Because of the timely
discovery of many potential drugs for the treatment of SARS-CoV-1 infection, Time magazine
interviewed me for a story
that was published in September 2004: “HKU's work on SARS and bird flu has
helped transform a regional university into a world player in disease research,
and its staff understand that they are part of a vital bulwark.” Two members
from Ho’s laboratory, Chen Zhiwei and Zhang Linqi, were co-authors of the
study. Chen later joined HKU as director of AIDS Institute and now a professor
in the Department of Microbiology. Zhang is a professor at Tsinghua University
in Beijing.
After the SARS-CoV-1
pandemic ended, I employed similar approaches to identify new druggable targets
in influenza viruses and also potential drugs for treating influenza infection.
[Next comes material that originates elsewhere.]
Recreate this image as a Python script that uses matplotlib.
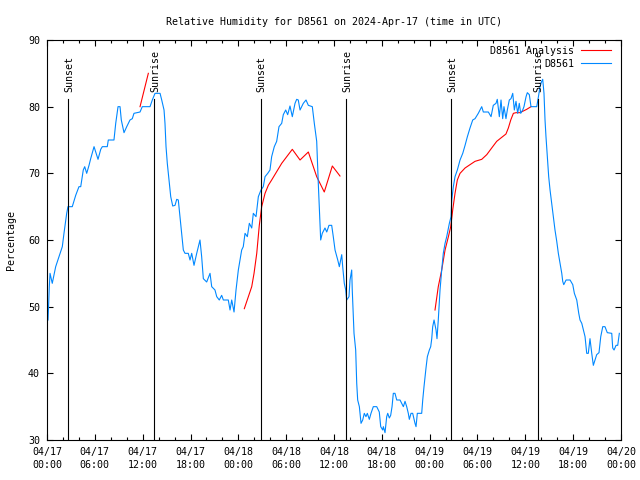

After screening numerous compounds in cell-based infection assays and
subsequent mechanistic studies, in 2010 I published in Nature Biotechnology an article detailing the ground-breaking discovery of influenza A nucleoprotein
(NP) as a novel druggable antiviral target and a compound which I named
"nucleozin" as a potent antagonist of the nucleoprotein (Figure 2).
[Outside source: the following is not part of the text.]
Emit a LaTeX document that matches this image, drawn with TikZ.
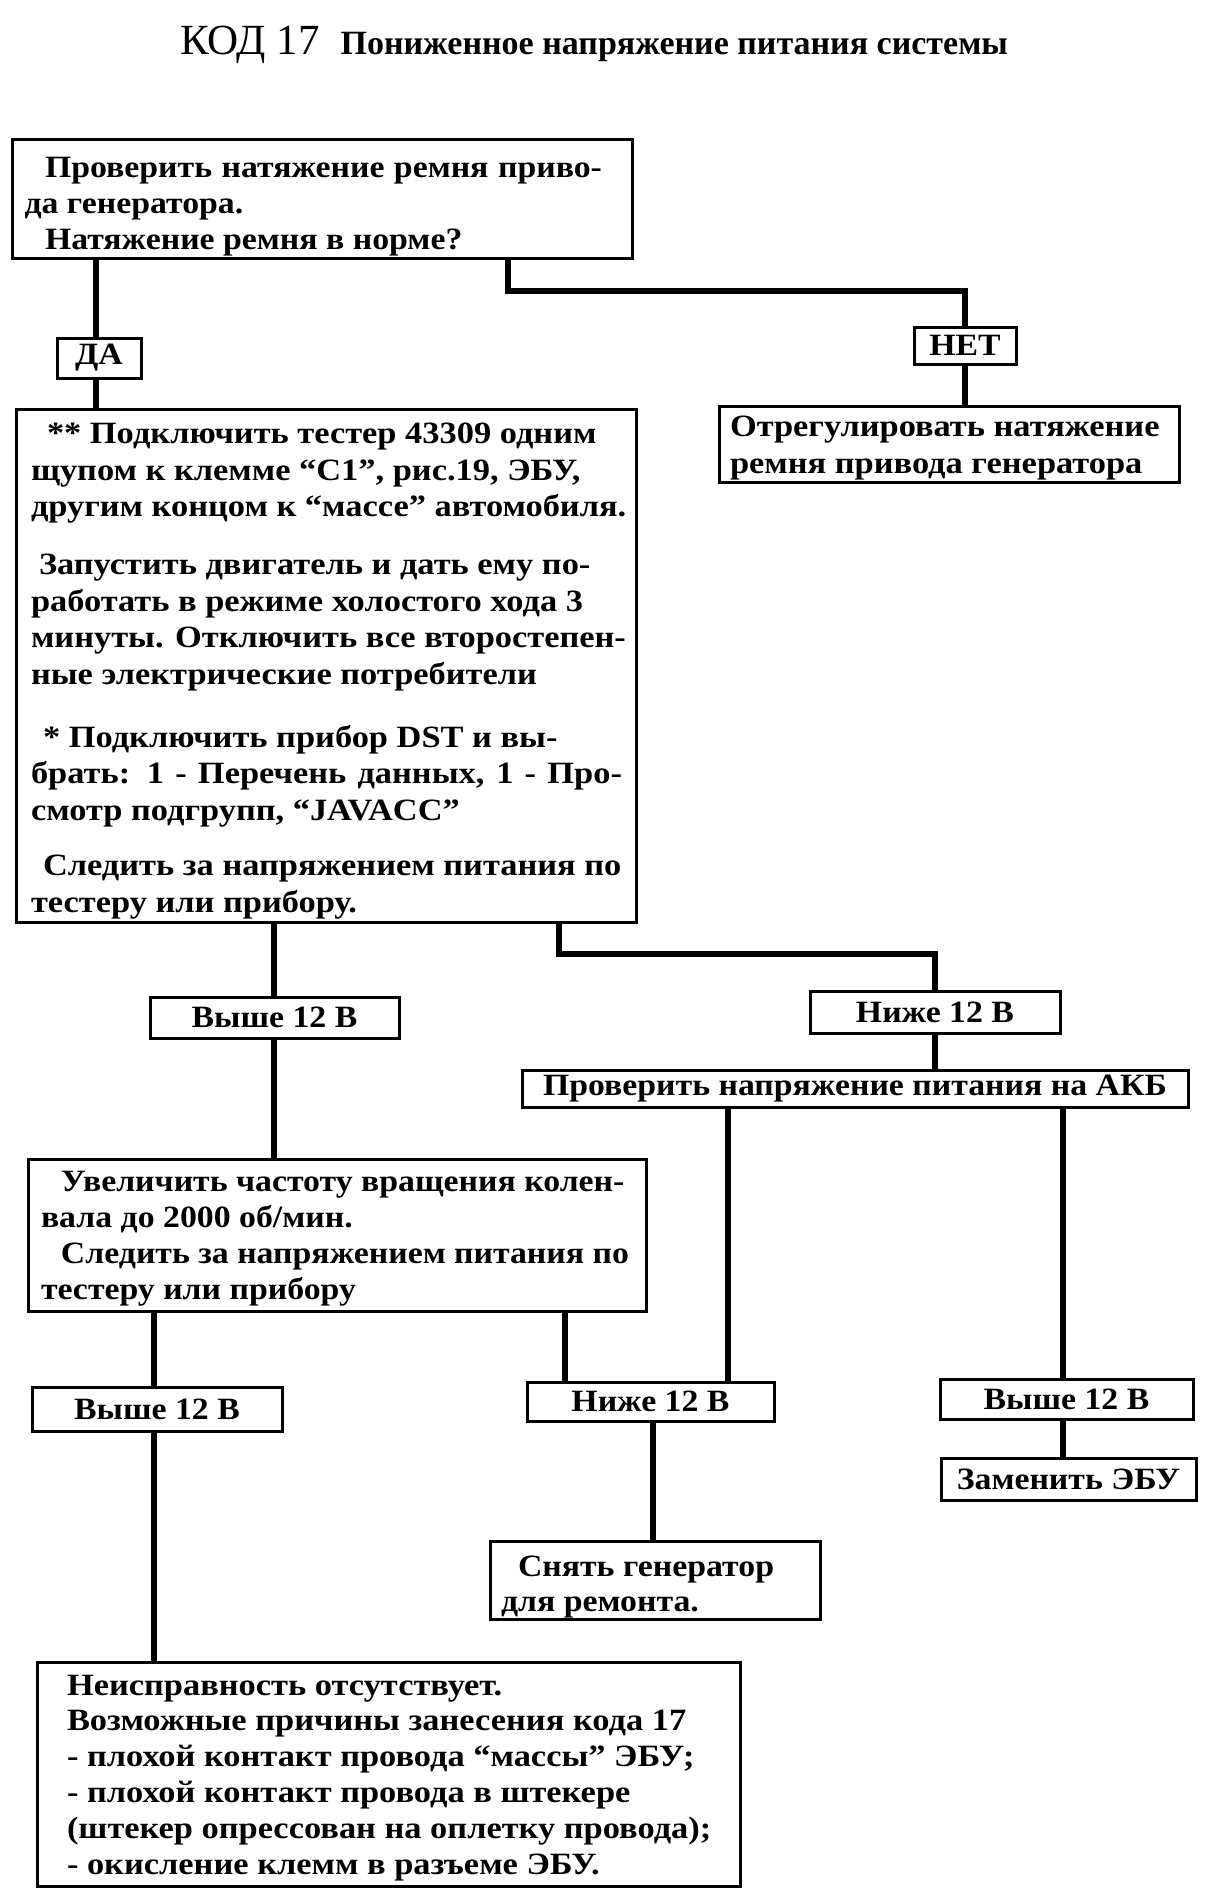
\documentclass[tikz,border=0pt]{standalone}
\usepackage{fontspec}
\setmainfont{Liberation Serif}
\newfontfamily\bodyfam{Liberation Serif}[FakeStretch=1.11]
\newfontfamily\narfam{Liberation Serif}[FakeStretch=1.09]
\newcommand\bodyfnt{\bodyfam\bfseries\fontsize{31}{36}\selectfont}
\newcommand\lblfnt{\narfam\bfseries\fontsize{31}{34}\selectfont}
\begin{document}
\begin{tikzpicture}[x=1pt,y=-1pt,
  box/.style={draw, line width=3pt, inner sep=0pt, outer sep=0pt, anchor=north west},
  lbl/.style={draw, line width=3pt, inner sep=0pt, outer sep=0pt, anchor=north west, font=\lblfnt},
  txt/.style={inner sep=0pt, outer sep=0pt, anchor=base west, align=left, font=\bodyfnt},
  wire/.style={line width=6pt}]
\fill[white] (0,0) rectangle (1211,1892);
\useasboundingbox (0,0) rectangle (1211,1892);

% title
\node[txt, font=\normalfont] (title) at (180,55) {{\fontsize{43}{50}\selectfont КОД 17}\hspace{21pt}{\bfseries\fontsize{34}{40}\selectfont Пониженное напряжение питания системы}};

% boxes (multi-line texts are placed by the baseline of their last line)
\node[box, minimum width=620, minimum height=118] (b1) at (12,140) {};
\node[txt, font=\narfam\bfseries\fontsize{31}{36}\selectfont] (t1) at (24.5,249) {\hspace*{20.5pt}\makebox[557pt][s]{Проверить натяжение ремня приво-}\\да генератора.\\\hspace*{20.5pt}Натяжение ремня в норме?};

\node[lbl, minimum width=84, minimum height=40] (da) at (57,338) {ДА};
\node[lbl, minimum width=102, minimum height=37] (net) at (914,327) {НЕТ};

\node[box, minimum width=460, minimum height=76] (b3) at (719,406) {};
\node[txt, font=\bodyfam\bfseries\fontsize{31}{37}\selectfont] (t3) at (730,473) {Отрегулировать натяжение\\ремня привода генератора};

\node[box, minimum width=620, minimum height=513] (b2) at (16,409) {};
\node[txt, font=\bodyfam\bfseries\fontsize{31}{36.7}\selectfont] (t2) at (31,912) {\hspace*{16pt}** Подключить тестер 43309 одним\\
щупом к клемме “C1”, рис.19, ЭБУ,\\
другим концом к “массе” автомобиля.\\[21pt]
\hspace*{8pt}Запустить двигатель и дать ему по-\\
работать в режиме холостого хода 3\\
минуты. Отключить все второстепен-\\
ные электрические потребители\\[26pt]
\hspace*{12pt}* Подключить прибор DST и вы-\\
\makebox[591pt][s]{брать: 1 - Перечень данных, 1 - Про-}\\
смотр подгрупп, “JAVACC”\\[18pt]
\hspace*{12pt}Следить за напряжением питания по\\
тестеру или прибору.};

\node[lbl, minimum width=249, minimum height=41] (v1) at (150,997) {Выше 12 В};
\node[lbl, minimum width=250, minimum height=42] (n1) at (810,991) {Ниже 12 В};
\node[lbl, minimum width=666, minimum height=37] (akb) at (522,1070) {Проверить напряжение питания на АКБ};

\node[box, minimum width=618, minimum height=152] (b4) at (28,1159) {};
\node[txt, font=\narfam\bfseries\fontsize{31}{36}\selectfont] (t4) at (41,1299) {\hspace*{20pt}Увеличить частоту вращения колен-\\вала до 2000 об/мин.\\\hspace*{20pt}Следить за напряжением питания по\\тестеру или прибору};

\node[lbl, minimum width=250, minimum height=44] (v2) at (32,1387) {Выше 12 В};
\node[lbl, minimum width=247, minimum height=39] (n2) at (527,1382) {Ниже 12 В};
\node[lbl, minimum width=253, minimum height=40] (v3) at (940,1379) {Выше 12 В};
\node[lbl, minimum width=255, minimum height=42] (zam) at (941,1458) {Заменить ЭБУ};

\node[box, minimum width=330, minimum height=78] (b5) at (490,1541) {};
\node[txt, font=\narfam\bfseries\fontsize{31}{35}\selectfont] (t5) at (501,1611) {\hspace*{17pt}Снять генератор\\для ремонта.};

\node[box, minimum width=703, minimum height=224] (b6) at (37,1662) {};
\node[txt, font=\bodyfam\bfseries\fontsize{31}{35.8}\selectfont] (t6) at (67,1874) {Неисправность отсутствует.\\
Возможные причины занесения кода 17\\
- плохой контакт провода “массы” ЭБУ;\\
- плохой контакт провода в штекере\\
(штекер опрессован на оплетку провода);\\
- окисление клемм в разъеме ЭБУ.};

% connector positions
\coordinate (xA) at (96,0);
\coordinate (kB) at (508,291);
\coordinate (xC) at (274,0);
\coordinate (kD) at (559,954);
\coordinate (xE) at (728,0);
\coordinate (xF) at (1063,0);
\coordinate (xG) at (154,0);
\coordinate (xH) at (565,0);
\coordinate (xI) at (653,0);

\draw[wire] (b1.south -| xA) -- (da.north -| xA);
\draw[wire] (da.south -| xA) -- (b2.north -| xA);
\draw[wire] (b1.south -| kB) -- (kB) -| (net.north);
\draw[wire] (net.south) -- (b3.north -| net.south);
\draw[wire] (b2.south -| xC) -- (v1.north -| xC);
\draw[wire] (v1.south -| xC) -- (b4.north -| xC);
\draw[wire] (b2.south -| kD) -- (kD) -| (n1.north);
\draw[wire] (n1.south) -- (akb.north -| n1.south);
\draw[wire] (akb.south -| xE) -- (n2.north -| xE);
\draw[wire] (akb.south -| xF) -- (v3.north -| xF);
\draw[wire] (v3.south -| xF) -- (zam.north -| xF);
\draw[wire] (b4.south -| xG) -- (v2.north -| xG);
\draw[wire] (v2.south -| xG) -- (b6.north -| xG);
\draw[wire] (b4.south -| xH) -- (n2.north -| xH);
\draw[wire] (n2.south -| xI) -- (b5.north -| xI);
\end{tikzpicture}
\end{document}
Figure 2. Nucleozin blocked nuclear accumulation of influenza A NP in virus-infected A549 cells. Cells were infected with the A/WSN/33 virus (10 MOI) in the presence or absence of 1μM nucleozin. Influenza A NP accumulated in the nucleus at early infection stage and was distributed exclusively in the cytoplasm at late infection stage in the absence of nucleozin. At the indicated time point, cells were fixed and DAPI staining and mouse anti-influenza A NP antibodies were used to define the locations of the nucleus and viral NP respectively.
This article was the
first Hong Kong-led study published in this prestigious journal. The study on
nucleoprotein as a druggable target has been influential as it opened up new
avenues in exploring viral structural proteins as potential drug targets for
small-molecule chemotherapy. Nucleozin was licensed out to the pharmaceutical
industry for the development of a novel anti-influenza drug.
In the following
decade, using very similar approaches, students, colleagues and I continued to
identify many new inhibitors covering different druggable targets in pandemic
and seasonal influenza viruses including MERS-CoV, Zika virus, EV-71 virus,
Poliovirus, and SARS-CoV-2 virus. I received the HKU Faculty Research Output Prize
in 2010, the Innovation Academy Award from the International Consortium of
Prevention and Control of Infection (ICPIC) in Geneva, Switzerland, in 2017,
and the 2019 State Scientific and Technological Progress Award from the Chinese
government. I am now also engaged in the InnoHK program, working with a team of
researchers led by Prof Yuen at Centre for Virology, Vaccinology and
Therapeutics (CVVT), for the development of effective broad-spectrum antivirals
for the treatment of respiratory viral infections.